==== Information shown ====
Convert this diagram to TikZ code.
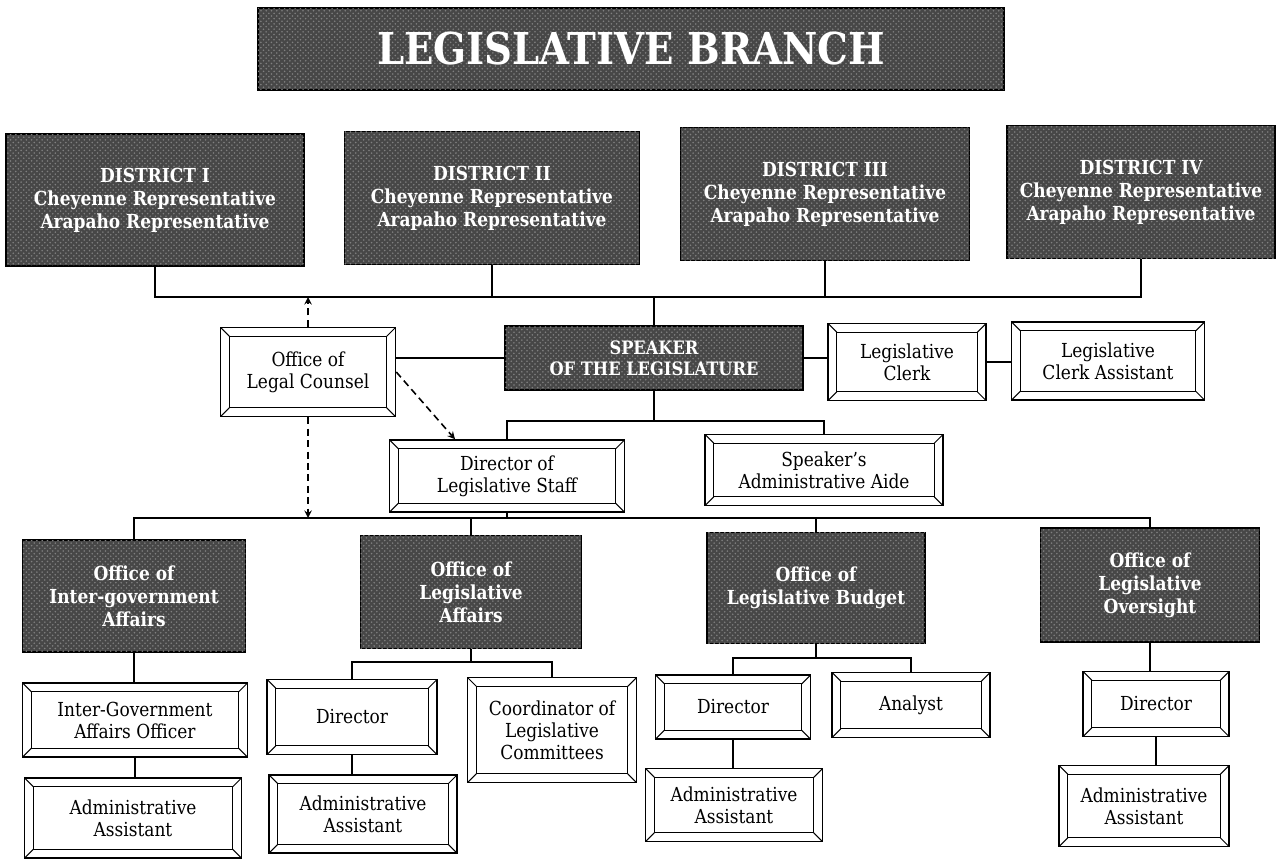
\documentclass[tikz,border=0pt]{standalone}
\usepackage{fontspec}
\setmainfont{DejaVu Serif}[FakeStretch=0.88]
\usetikzlibrary{arrows,positioning,calc,patterns}

\begin{document}
\begin{tikzpicture}[x=0.02cm,y=-0.02cm,>=stealth,
  dark/.style={draw,line width=0.8pt,fill=black!72,postaction={pattern=crosshatch dots,pattern color=black!50},
    text=white,align=center,inner sep=2pt,font=\bfseries\fontsize{11}{13}\selectfont},
  frame/.style={draw,line width=0.9pt,fill=white,align=center,inner sep=2pt,font=\fontsize{11}{12.5}\selectfont,
    path picture={
      \draw[line width=0.6pt] ([shift={(5pt,-5pt)}]path picture bounding box.north west) rectangle ([shift={(-5pt,5pt)}]path picture bounding box.south east);
      \draw[line width=0.6pt] (path picture bounding box.north west) -- ++(5pt,-5pt)
        (path picture bounding box.north east) -- ++(-5pt,-5pt)
        (path picture bounding box.south west) -- ++(5pt,5pt)
        (path picture bounding box.south east) -- ++(-5pt,5pt);}},
  link/.style={line width=0.8pt},
  dashlink/.style={line width=0.9pt,dash pattern=on 4pt off 2.5pt,->}]
\useasboundingbox (0,0) rectangle (1278,862);

\node[dark,minimum width=14.92cm,minimum height=1.64cm,font=\bfseries\fontsize{25}{30}\selectfont] (title) at (631,49) {LEGISLATIVE BRANCH};

\node[dark,minimum width=5.96cm,minimum height=2.64cm] (d1) at (155,200) {DISTRICT I\\Cheyenne Representative\\Arapaho Representative};
\node[dark,minimum width=5.9cm,minimum height=2.66cm] (d2) at (492,198) {DISTRICT II\\Cheyenne Representative\\Arapaho Representative};
\node[dark,minimum width=5.78cm,minimum height=2.66cm] (d3) at (825,194) {DISTRICT III\\Cheyenne Representative\\Arapaho Representative};
\node[dark,minimum width=5.36cm,minimum height=2.66cm] (d4) at (1141,192) {DISTRICT IV\\Cheyenne Representative\\Arapaho Representative};

\node[dark,minimum width=5.96cm,minimum height=1.28cm,font=\bfseries\fontsize{10.5}{12}\selectfont] (speaker) at (654,358) {SPEAKER\\OF THE LEGISLATURE};
\node[frame,minimum width=3.5cm,minimum height=1.78cm] (legal) at (308,372) {Office of\\Legal Counsel};
\node[frame,minimum width=3.16cm,minimum height=1.54cm] (clerk) at (907,362) {Legislative\\Clerk};
\node[frame,minimum width=3.86cm,minimum height=1.56cm] (clerkasst) at (1108,361) {Legislative\\Clerk Assistant};
\node[frame,minimum width=4.7cm,minimum height=1.44cm] (dirstaff) at (507,476) {Director of\\Legislative Staff};
\node[frame,minimum width=4.76cm,minimum height=1.42cm] (aide) at (824,470) {Speaker's\\Administrative Aide};

\node[dark,minimum width=4.46cm,minimum height=2.24cm] (iga) at (134,596) {Office of\\Inter-government\\Affairs};
\node[dark,minimum width=4.42cm,minimum height=2.26cm] (legaff) at (471,592) {Office of\\Legislative\\Affairs};
\node[dark,minimum width=4.36cm,minimum height=2.22cm] (budget) at (816,588) {Office of\\Legislative Budget};
\node[dark,minimum width=4.38cm,minimum height=2.28cm] (oversight) at (1150,585) {Office of\\Legislative\\Oversight};

\node[frame,minimum width=4.5cm,minimum height=1.48cm] (igaoff) at (135,720) {Inter-Government\\Affairs Officer};
\node[frame,minimum width=4.34cm,minimum height=1.6cm] (igaasst) at (133,818) {Administrative\\Assistant};
\node[frame,minimum width=3.4cm,minimum height=1.5cm] (ladir) at (352,717) {Director};
\node[frame,minimum width=3.38cm,minimum height=2.1cm] (coord) at (552,730) {Coordinator of\\Legislative\\Committees};
\node[frame,minimum width=3.76cm,minimum height=1.56cm] (laasst) at (363,814) {Administrative\\Assistant};
\node[frame,minimum width=3.1cm,minimum height=1.28cm] (bdir) at (733,707) {Director};
\node[frame,minimum width=3.16cm,minimum height=1.3cm] (analyst) at (911,705) {Analyst};
\node[frame,minimum width=3.54cm,minimum height=1.46cm] (basst) at (734,805) {Administrative\\Assistant};
\node[frame,minimum width=2.92cm,minimum height=1.3cm] (odir) at (1156,704) {Director};
\node[frame,minimum width=3.4cm,minimum height=1.62cm] (oasst) at (1144,806) {Administrative\\Assistant};

\coordinate (bus1) at (654,297);
\coordinate (bus2) at (654,421);
\coordinate (bus3) at (507,518);
\coordinate (bus4) at (471,662);
\coordinate (bus5) at (816,658);

\draw[link] (d1.south) -- (d1.south |- bus1) -- (d4.south |- bus1) -- (d4.south);
\draw[link] (d2.south) -- (d2.south |- bus1);
\draw[link] (d3.south) -- (d3.south |- bus1);
\draw[link] (bus1) -- (speaker.north);
\draw[link] (speaker.west) -- (speaker.west -| legal.east);
\draw[link] (speaker.east) -- (speaker.east -| clerk.west);
\draw[link] (clerk.east) -- (clerk.east -| clerkasst.west);
\draw[link] (speaker.south) -- (bus2);
\draw[link] (dirstaff.north) -- (dirstaff.north |- bus2) -- (aide.north |- bus2) -- (aide.north);
\draw[link] (dirstaff.south) -- (bus3);
\draw[link] (iga.north) -- (iga.north |- bus3) -- (oversight.north |- bus3) -- (oversight.north);
\draw[link] (legaff.north) -- (legaff.north |- bus3);
\draw[link] (budget.north) -- (budget.north |- bus3);
\draw[link] (iga.south) -- (iga.south |- igaoff.north);
\draw[link] (igaoff.south) -- (igaoff.south |- igaasst.north);
\draw[link] (legaff.south) -- (bus4);
\draw[link] (ladir.north) -- (ladir.north |- bus4) -- (coord.north |- bus4) -- (coord.north);
\draw[link] (ladir.south) -- (ladir.south |- laasst.north);
\draw[link] (budget.south) -- (bus5);
\draw[link] (bdir.north) -- (bdir.north |- bus5) -- (analyst.north |- bus5) -- (analyst.north);
\draw[link] (bdir.south) -- (bdir.south |- basst.north);
\draw[link] (oversight.south) -- (oversight.south |- odir.north);
\draw[link] (odir.south) -- (odir.south |- oasst.north);

\draw[dashlink] (legal.north) -- (legal.north |- bus1);
\draw[dashlink] (legal.east) -- ([xshift=-1.04cm]dirstaff.north);
\draw[dashlink] (legal.south) -- (legal.south |- bus3);
\end{tikzpicture}
\end{document}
====
The exercise
Reproduce the material word for word, minus the images.

Expected answer
Convert this diagram to TikZ code.
\documentclass[tikz,border=0pt]{standalone}
\usepackage{fontspec}
\setmainfont{DejaVu Serif}[FakeStretch=0.88]
\usetikzlibrary{arrows,positioning,calc,patterns}

\begin{document}
\begin{tikzpicture}[x=0.02cm,y=-0.02cm,>=stealth,
  dark/.style={draw,line width=0.8pt,fill=black!72,postaction={pattern=crosshatch dots,pattern color=black!50},
    text=white,align=center,inner sep=2pt,font=\bfseries\fontsize{11}{13}\selectfont},
  frame/.style={draw,line width=0.9pt,fill=white,align=center,inner sep=2pt,font=\fontsize{11}{12.5}\selectfont,
    path picture={
      \draw[line width=0.6pt] ([shift={(5pt,-5pt)}]path picture bounding box.north west) rectangle ([shift={(-5pt,5pt)}]path picture bounding box.south east);
      \draw[line width=0.6pt] (path picture bounding box.north west) -- ++(5pt,-5pt)
        (path picture bounding box.north east) -- ++(-5pt,-5pt)
        (path picture bounding box.south west) -- ++(5pt,5pt)
        (path picture bounding box.south east) -- ++(-5pt,5pt);}},
  link/.style={line width=0.8pt},
  dashlink/.style={line width=0.9pt,dash pattern=on 4pt off 2.5pt,->}]
\useasboundingbox (0,0) rectangle (1278,862);

\node[dark,minimum width=14.92cm,minimum height=1.64cm,font=\bfseries\fontsize{25}{30}\selectfont] (title) at (631,49) {LEGISLATIVE BRANCH};

\node[dark,minimum width=5.96cm,minimum height=2.64cm] (d1) at (155,200) {DISTRICT I\\Cheyenne Representative\\Arapaho Representative};
\node[dark,minimum width=5.9cm,minimum height=2.66cm] (d2) at (492,198) {DISTRICT II\\Cheyenne Representative\\Arapaho Representative};
\node[dark,minimum width=5.78cm,minimum height=2.66cm] (d3) at (825,194) {DISTRICT III\\Cheyenne Representative\\Arapaho Representative};
\node[dark,minimum width=5.36cm,minimum height=2.66cm] (d4) at (1141,192) {DISTRICT IV\\Cheyenne Representative\\Arapaho Representative};

\node[dark,minimum width=5.96cm,minimum height=1.28cm,font=\bfseries\fontsize{10.5}{12}\selectfont] (speaker) at (654,358) {SPEAKER\\OF THE LEGISLATURE};
\node[frame,minimum width=3.5cm,minimum height=1.78cm] (legal) at (308,372) {Office of\\Legal Counsel};
\node[frame,minimum width=3.16cm,minimum height=1.54cm] (clerk) at (907,362) {Legislative\\Clerk};
\node[frame,minimum width=3.86cm,minimum height=1.56cm] (clerkasst) at (1108,361) {Legislative\\Clerk Assistant};
\node[frame,minimum width=4.7cm,minimum height=1.44cm] (dirstaff) at (507,476) {Director of\\Legislative Staff};
\node[frame,minimum width=4.76cm,minimum height=1.42cm] (aide) at (824,470) {Speaker's\\Administrative Aide};

\node[dark,minimum width=4.46cm,minimum height=2.24cm] (iga) at (134,596) {Office of\\Inter-government\\Affairs};
\node[dark,minimum width=4.42cm,minimum height=2.26cm] (legaff) at (471,592) {Office of\\Legislative\\Affairs};
\node[dark,minimum width=4.36cm,minimum height=2.22cm] (budget) at (816,588) {Office of\\Legislative Budget};
\node[dark,minimum width=4.38cm,minimum height=2.28cm] (oversight) at (1150,585) {Office of\\Legislative\\Oversight};

\node[frame,minimum width=4.5cm,minimum height=1.48cm] (igaoff) at (135,720) {Inter-Government\\Affairs Officer};
\node[frame,minimum width=4.34cm,minimum height=1.6cm] (igaasst) at (133,818) {Administrative\\Assistant};
\node[frame,minimum width=3.4cm,minimum height=1.5cm] (ladir) at (352,717) {Director};
\node[frame,minimum width=3.38cm,minimum height=2.1cm] (coord) at (552,730) {Coordinator of\\Legislative\\Committees};
\node[frame,minimum width=3.76cm,minimum height=1.56cm] (laasst) at (363,814) {Administrative\\Assistant};
\node[frame,minimum width=3.1cm,minimum height=1.28cm] (bdir) at (733,707) {Director};
\node[frame,minimum width=3.16cm,minimum height=1.3cm] (analyst) at (911,705) {Analyst};
\node[frame,minimum width=3.54cm,minimum height=1.46cm] (basst) at (734,805) {Administrative\\Assistant};
\node[frame,minimum width=2.92cm,minimum height=1.3cm] (odir) at (1156,704) {Director};
\node[frame,minimum width=3.4cm,minimum height=1.62cm] (oasst) at (1144,806) {Administrative\\Assistant};

\coordinate (bus1) at (654,297);
\coordinate (bus2) at (654,421);
\coordinate (bus3) at (507,518);
\coordinate (bus4) at (471,662);
\coordinate (bus5) at (816,658);

\draw[link] (d1.south) -- (d1.south |- bus1) -- (d4.south |- bus1) -- (d4.south);
\draw[link] (d2.south) -- (d2.south |- bus1);
\draw[link] (d3.south) -- (d3.south |- bus1);
\draw[link] (bus1) -- (speaker.north);
\draw[link] (speaker.west) -- (speaker.west -| legal.east);
\draw[link] (speaker.east) -- (speaker.east -| clerk.west);
\draw[link] (clerk.east) -- (clerk.east -| clerkasst.west);
\draw[link] (speaker.south) -- (bus2);
\draw[link] (dirstaff.north) -- (dirstaff.north |- bus2) -- (aide.north |- bus2) -- (aide.north);
\draw[link] (dirstaff.south) -- (bus3);
\draw[link] (iga.north) -- (iga.north |- bus3) -- (oversight.north |- bus3) -- (oversight.north);
\draw[link] (legaff.north) -- (legaff.north |- bus3);
\draw[link] (budget.north) -- (budget.north |- bus3);
\draw[link] (iga.south) -- (iga.south |- igaoff.north);
\draw[link] (igaoff.south) -- (igaoff.south |- igaasst.north);
\draw[link] (legaff.south) -- (bus4);
\draw[link] (ladir.north) -- (ladir.north |- bus4) -- (coord.north |- bus4) -- (coord.north);
\draw[link] (ladir.south) -- (ladir.south |- laasst.north);
\draw[link] (budget.south) -- (bus5);
\draw[link] (bdir.north) -- (bdir.north |- bus5) -- (analyst.north |- bus5) -- (analyst.north);
\draw[link] (bdir.south) -- (bdir.south |- basst.north);
\draw[link] (oversight.south) -- (oversight.south |- odir.north);
\draw[link] (odir.south) -- (odir.south |- oasst.north);

\draw[dashlink] (legal.north) -- (legal.north |- bus1);
\draw[dashlink] (legal.east) -- ([xshift=-1.04cm]dirstaff.north);
\draw[dashlink] (legal.south) -- (legal.south |- bus3);
\end{tikzpicture}
\end{document}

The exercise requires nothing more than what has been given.